The opening speeches were made by Roman Rewakowicz, a Polish conductor and a main promoter of Ukrainian music in Poland, and Bohdan Sehin, initiator of the project, director of the Nostri Temporis ensemble. They spoke about the national compound in contemporary Ukrainian music. However, today this matter is rather rhetorical, because music globalized that much that the national manifestations disappeared, or at least lost its relevance. What does this mean? How can national identity be conveyed through music – by lyrics of a folk song or the rhythm of kolomyika? This is so trivial. But everyone agreed that the national Ukrainian compound is still present in music, not literally on the level of melody, but on the level of the specific sentimental intonation.

This very intonation was present in the first composition, I Have Lost My Euridice by Oleksii Shmurak. The four-piece work is permeated with some graphic, but intentionally indistinct waltz mood: it changes from a painful mirage, a phantom, like in Tchaikovsky’s works, to a “limping” rhythm, and then, as if it has been transformed into a march, it reminds a funeral procession because of the timbre of wind instruments. Yes, it possesses certain sentimentality, but not of Webern’s kind, which takes everything away from the audience without granting anything in return. It is conceptual sentimentality, a game which provokes a dialog. Shmurak works well with details, that is why the audience is interested in every piece of the music fabric.

Talos by Bohdan Sehin is of a different kind.
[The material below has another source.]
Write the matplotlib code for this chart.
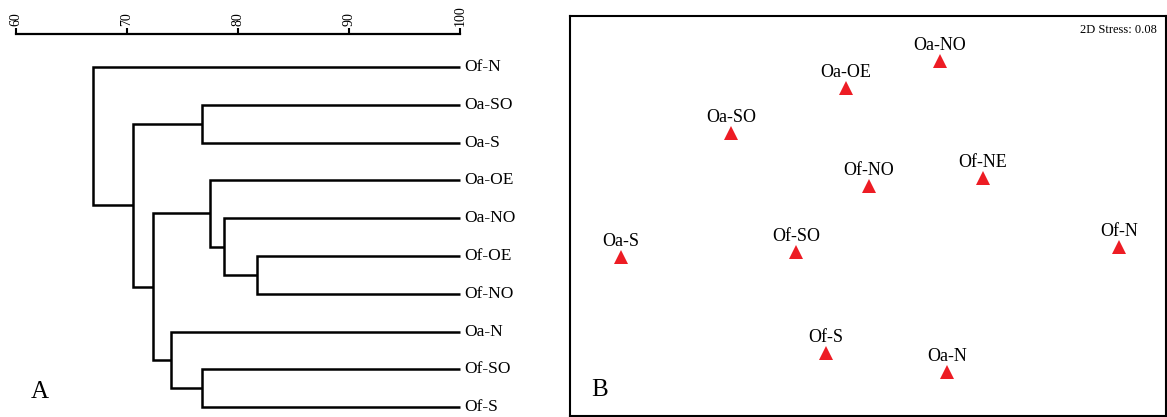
import matplotlib
matplotlib.use("Agg")
import matplotlib.pyplot as plt

plt.rcParams['font.family'] = ['Liberation Serif', 'DejaVu Serif']

# ---- Panel A: dendrogram (similarity %) ----
leaves = ["Of-N", "Oa-SO", "Oa-S", "Oa-OE", "Oa-NO", "Of-OE", "Of-NO", "Oa-N", "Of-SO", "Of-S"]
# merges: (child_a, child_b, similarity); leaves referenced by index, clusters as 'c#'
merges = [
    (1, 2, 76.8),        # c0: Oa-SO + Oa-S
    (5, 6, 81.7),        # c1: Of-OE + Of-NO
    (4, "c1", 78.7),     # c2
    (3, "c2", 77.5),     # c3
    (8, 9, 76.8),        # c4: Of-SO + Of-S
    (7, "c4", 74.0),     # c5
    ("c3", "c5", 72.3),  # c6
    ("c0", "c6", 70.5),  # c7
    (0, "c7", 66.9),     # c8 root
]
sim_ticks = [60, 70, 80, 90, 100]

# ---- Panel B: NMDS ----
nmds_labels = ["Oa-NO", "Oa-OE", "Oa-SO", "Of-NO", "Of-NE", "Oa-S", "Of-SO", "Of-N", "Of-S", "Oa-N"]
nmds_x = [0.72, -0.22, -1.37, 0.01, 1.15, -2.47, -0.72, 2.51, -0.42, 0.79]
nmds_y = [1.55, 1.28, 0.83, 0.30, 0.38, -0.41, -0.36, -0.31, -1.37, -1.56]
stress_text = "2D Stress: 0.08"

W, H = 1167, 417
fig = plt.figure(figsize=(W / 100, H / 100), dpi=100)

def fx(px):
    return px / W

def fy(py):
    return 1 - py / H

# dendrogram axes
top_px, bot_px = 34, 417
axA = fig.add_axes([fx(16), fy(bot_px), fx(460) - fx(16), (bot_px - top_px) / H])
leaf_top, spacing = 67, 37.8
axA.set_xlim(60, 100)
axA.set_ylim((bot_px - leaf_top) / spacing, -(leaf_top - top_px) / spacing)

nodes = {}
for i in range(len(leaves)):
    nodes[i] = (100.0, float(i))

lw = 1.8
for k, (a, b, h) in enumerate(merges):
    xa, ya = nodes[a]
    xb, yb = nodes[b]
    axA.plot([xa, h, h, xb], [ya, ya, yb, yb], color="black", lw=lw,
             solid_joinstyle="miter", solid_capstyle="butt", clip_on=False)
    nodes["c%d" % k] = (h, (ya + yb) / 2)

for i, name in enumerate(leaves):
    axA.text(100.4, i, name, fontsize=12.5, va="center", ha="left")

for s in ["bottom", "left", "right"]:
    axA.spines[s].set_visible(False)
axA.spines["top"].set_linewidth(1.6)
axA.xaxis.tick_top()
axA.set_xticks(sim_ticks)
axA.set_xticklabels([str(t) for t in sim_ticks], rotation=90, fontsize=10)
axA.tick_params(axis="x", direction="out", length=4, width=1.5, pad=2)
axA.set_yticks([])
axA.patch.set_alpha(0)

fig.text(fx(40), fy(392), "A", fontsize=18, ha="center", va="center")

# NMDS axes
axB = fig.add_axes([fx(570), fy(416), fx(1166) - fx(570), 400 / H])
axB.set_xlim(-2.98, 2.98)
axB.set_ylim(-2.0, 2.0)
axB.plot(nmds_x, nmds_y, linestyle="none", marker="^", markersize=9.5,
         color="#ED1C24", markeredgewidth=0)
for x, y, lab in zip(nmds_x, nmds_y, nmds_labels):
    axB.annotate(lab, (x, y), xytext=(0, 11.5), textcoords="offset points",
                 ha="center", va="center", fontsize=13)
axB.set_xticks([])
axB.set_yticks([])
for s in axB.spines.values():
    s.set_linewidth(1.5)
axB.text(0.985, 0.965, stress_text, transform=axB.transAxes, ha="right",
         va="center", fontsize=9)
axB.text(0.05, 0.065, "B", transform=axB.transAxes, ha="center",
         va="center", fontsize=18)

fig.savefig("out.png", dpi=100)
Dynamic, vivid, very integral, it can even be said, “monolithic” in form, this music is harsh and uncompromising in its own way (this effect is created by sharp, abrupt, methodically repeated intonations of the strings). In short, the listener feels very much taken aback.

As for the opuses by two Polish authors, Karol Nepelski and Slawomir Kupczak, the work by the latter seemed to be more interesting, even though it is an involuntary subjective impression. This play for a chamber ensemble had a “symphonic” sound effect, besides, the author presented an authentic work with rhythm: the image of time shifted to the foreground, a specific rhythm, in which several clocks seem to tick asynchronously.

A lot of respect goes out to Nostri Temporis ensemble and the Polish ensemble Neoquartet, and also to conductor Grzegorz Wierus, all of them presenting a rather high professional level of contemporary music performance.

As the concert host and music critic Monika Pasiecznik noted, this is not a political project. However, images and motifs of the recent tragic events, unintentionally actualized by composers in music (by the way, this was a premiere for all the four plays written this year), hung in the air.